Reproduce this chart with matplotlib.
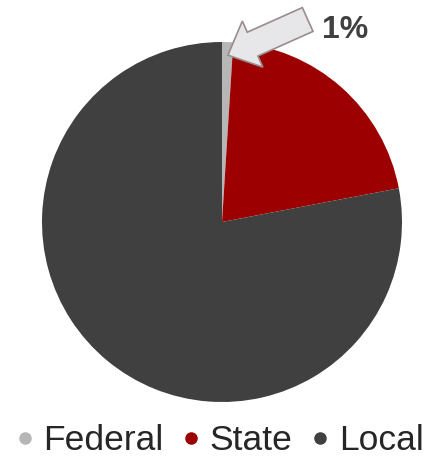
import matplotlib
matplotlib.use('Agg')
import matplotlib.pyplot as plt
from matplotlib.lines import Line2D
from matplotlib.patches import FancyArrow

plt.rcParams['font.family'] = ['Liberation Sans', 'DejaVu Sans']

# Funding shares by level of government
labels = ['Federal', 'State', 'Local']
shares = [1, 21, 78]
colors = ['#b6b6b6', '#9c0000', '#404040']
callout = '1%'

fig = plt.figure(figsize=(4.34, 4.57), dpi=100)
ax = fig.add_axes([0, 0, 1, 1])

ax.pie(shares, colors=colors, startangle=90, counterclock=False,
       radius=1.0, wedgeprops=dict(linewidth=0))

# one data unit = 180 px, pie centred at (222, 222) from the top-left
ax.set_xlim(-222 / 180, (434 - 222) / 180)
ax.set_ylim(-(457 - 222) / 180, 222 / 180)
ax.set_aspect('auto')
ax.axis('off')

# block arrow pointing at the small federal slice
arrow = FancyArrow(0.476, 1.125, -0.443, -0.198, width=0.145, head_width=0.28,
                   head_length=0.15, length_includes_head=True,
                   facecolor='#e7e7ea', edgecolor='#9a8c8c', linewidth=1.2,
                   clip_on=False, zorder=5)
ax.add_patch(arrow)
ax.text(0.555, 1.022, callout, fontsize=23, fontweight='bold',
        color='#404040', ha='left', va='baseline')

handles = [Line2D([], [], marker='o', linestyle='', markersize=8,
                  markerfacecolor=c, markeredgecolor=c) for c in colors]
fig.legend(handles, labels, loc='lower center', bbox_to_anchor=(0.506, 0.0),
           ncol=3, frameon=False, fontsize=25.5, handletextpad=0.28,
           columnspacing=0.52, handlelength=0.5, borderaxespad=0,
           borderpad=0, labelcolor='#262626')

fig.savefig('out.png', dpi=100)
------------------------------
#### YOUR TASK:
Exactly as written, please give again the lines from the beginning of the listing through the line containing "color='#404040', ha='left', va='baseline')", inclusive, without any pictures.

#### OUTPUT:
Reproduce this chart with matplotlib.
import matplotlib
matplotlib.use('Agg')
import matplotlib.pyplot as plt
from matplotlib.lines import Line2D
from matplotlib.patches import FancyArrow

plt.rcParams['font.family'] = ['Liberation Sans', 'DejaVu Sans']

# Funding shares by level of government
labels = ['Federal', 'State', 'Local']
shares = [1, 21, 78]
colors = ['#b6b6b6', '#9c0000', '#404040']
callout = '1%'

fig = plt.figure(figsize=(4.34, 4.57), dpi=100)
ax = fig.add_axes([0, 0, 1, 1])

ax.pie(shares, colors=colors, startangle=90, counterclock=False,
       radius=1.0, wedgeprops=dict(linewidth=0))

# one data unit = 180 px, pie centred at (222, 222) from the top-left
ax.set_xlim(-222 / 180, (434 - 222) / 180)
ax.set_ylim(-(457 - 222) / 180, 222 / 180)
ax.set_aspect('auto')
ax.axis('off')

# block arrow pointing at the small federal slice
arrow = FancyArrow(0.476, 1.125, -0.443, -0.198, width=0.145, head_width=0.28,
                   head_length=0.15, length_includes_head=True,
                   facecolor='#e7e7ea', edgecolor='#9a8c8c', linewidth=1.2,
                   clip_on=False, zorder=5)
ax.add_patch(arrow)
ax.text(0.555, 1.022, callout, fontsize=23, fontweight='bold',
        color='#404040', ha='left', va='baseline')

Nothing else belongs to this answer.